Lambert was picked to be Moody’s highest-ranking firefighter in 2005, when he said he stood out among other applicants as a get-things-done leader and natural team-builder then heading up the small department in rural Fort St. John.

And he said some of the blame for why the fire chief’s job is so different today than when he was hired might be because he accomplished many of the tasks the city and the Canadian and B.C. associations of fire chiefs set out for him.

Growing the Moody department in accordance with the city’s growth was one of Lambert’s local successes and fostering a national fire incident database, assisting B.C.’s lieutenant governor on a task force encouraging First Nations youth to get involved in firefighting and the developing of a new public safety master’s degree at the Justice Institute of BC are just some of what Lambert called the “legacy projects” that he is proud to have been able to work on.

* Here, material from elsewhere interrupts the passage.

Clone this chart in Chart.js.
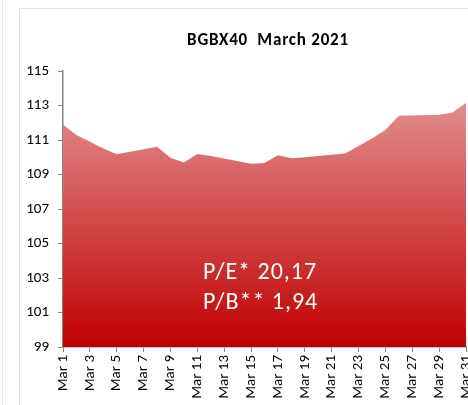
<!DOCTYPE html>
<html>
<head>
<meta charset="utf-8">
<script src="https://cdn.jsdelivr.net/npm/chart.js@4"></script>
<style>
  html, body { margin: 0; padding: 0; background: #fff; overflow: hidden; }
  #wrap { position: relative; width: 468px; height: 405px; overflow: hidden; }
  #line1 { position: absolute; left: 2px; top: 0; width: 1px; height: 405px; background: #dae3f3; }
  #frame { position: absolute; left: 19px; top: 8px; width: 600px; height: 600px; border: 1px solid #dae3f3; box-sizing: border-box; }
  #box { position: absolute; left: 0; top: 0; width: 487px; height: 405px; }
</style>
</head>
<body>
<div id="wrap">
  <div id="line1"></div>
  <div id="frame"></div>
  <div id="box"><canvas id="chart"></canvas></div>
</div>
<script>
// trading days in March 2021 (Mar 3 holiday, weekends skipped)
const days = [1, 2, 4, 5, 8, 9, 10, 11, 12, 15, 16, 17, 18, 19, 22, 23, 24, 25, 26, 29, 30, 31];
const values = [111.9, 111.29, 110.51, 110.17, 110.61, 109.97, 109.69, 110.19, 110.07, 109.63, 109.67, 110.11, 109.94, 110.0, 110.22, 110.65, 111.09, 111.58, 112.41, 112.47, 112.6, 113.16];
const yTicks = [99, 101, 103, 105, 107, 109, 111, 113, 115];
const titleText = 'BGBX40  March 2021';
const notes = ['P/E* 20,17', 'P/B** 1,94'];

const FONT = 'Carlito, Calibri, Lato, sans-serif';

// title + P/E text drawn over the chart
const textPlugin = {
  id: 'texts',
  afterDraw(chart) {
    const ctx = chart.ctx;
    const a = chart.chartArea;
    ctx.save();
    ctx.fillStyle = '#000';
    ctx.font = 'bold 17px ' + FONT;
    ctx.letterSpacing = '0.8px';
    ctx.textAlign = 'center';
    ctx.textBaseline = 'middle';
    ctx.fillText(titleText, 268, 41);
    ctx.fillStyle = '#fff';
    ctx.font = '24px ' + FONT;
    ctx.letterSpacing = '1px';
    ctx.textAlign = 'left';
    ctx.fillText(notes[0], a.left + 140, a.top + 202);
    ctx.fillText(notes[1], a.left + 140, a.top + 232);
    ctx.restore();
  }
};

const ctx = document.getElementById('chart').getContext('2d');
new Chart(ctx, {
  type: 'line',
  data: {
    datasets: [{
      data: days.map((d, i) => ({ x: d, y: values[i] })),
      borderWidth: 0,
      pointRadius: 0,
      tension: 0,
      fill: 'start',
      backgroundColor: function(context) {
        const area = context.chart.chartArea;
        if (!area) return '#c00000';
        const g = context.chart.ctx.createLinearGradient(0, area.top, 0, area.bottom);
        g.addColorStop(0, 'rgb(230,160,160)');
        g.addColorStop(1, 'rgb(192,0,0)');
        return g;
      }
    }]
  },
  options: {
    responsive: true,
    maintainAspectRatio: false,
    animation: false,
    layout: { padding: { top: 71, right: 6, left: 0, bottom: 0 } },
    plugins: { legend: { display: false }, tooltip: { enabled: false } },
    scales: {
      x: {
        type: 'linear',
        min: 1,
        max: 31,
        afterFit: s => { s.height = 58; },
        border: { color: '#868686', width: 1.5 },
        grid: { drawOnChartArea: false, tickLength: 5, color: '#868686' },
        ticks: {
          stepSize: 2,
          autoSkip: false,
          minRotation: 90,
          maxRotation: 90,
          padding: 3,
          color: '#000',
          font: { family: FONT, size: 15 },
          callback: v => 'Mar ' + v
        }
      },
      y: {
        min: 99,
        max: 115,
        afterFit: s => { s.width = 63; },
        afterBuildTicks: axis => { axis.ticks = yTicks.map(v => ({ value: v })); },
        border: { color: '#868686', width: 1.5 },
        grid: { drawOnChartArea: false, tickLength: 5, color: '#868686' },
        ticks: {
          padding: 9,
          color: '#000',
          font: { family: FONT, size: 15 }
        }
      }
    }
  },
  plugins: [textPlugin]
});
</script>
</body>
</html>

“All of that stuff I wouldn’t have been able to do from Fort St. John,” he said.

Still, Lambert admitted some disappointment with seeing the political stumbling blocks that the construction of the planned fire hall replacement hit while he was chief. He also advised whoever takes over his job that “a good chief basically lets the politicians do the politics and takes their direction — and gets a lot less ulcers that way.”

Not ready to retire yet, Lambert, who has a master’s degree in education, said he is looking at jobs teaching overseas in both firefighting and other fields.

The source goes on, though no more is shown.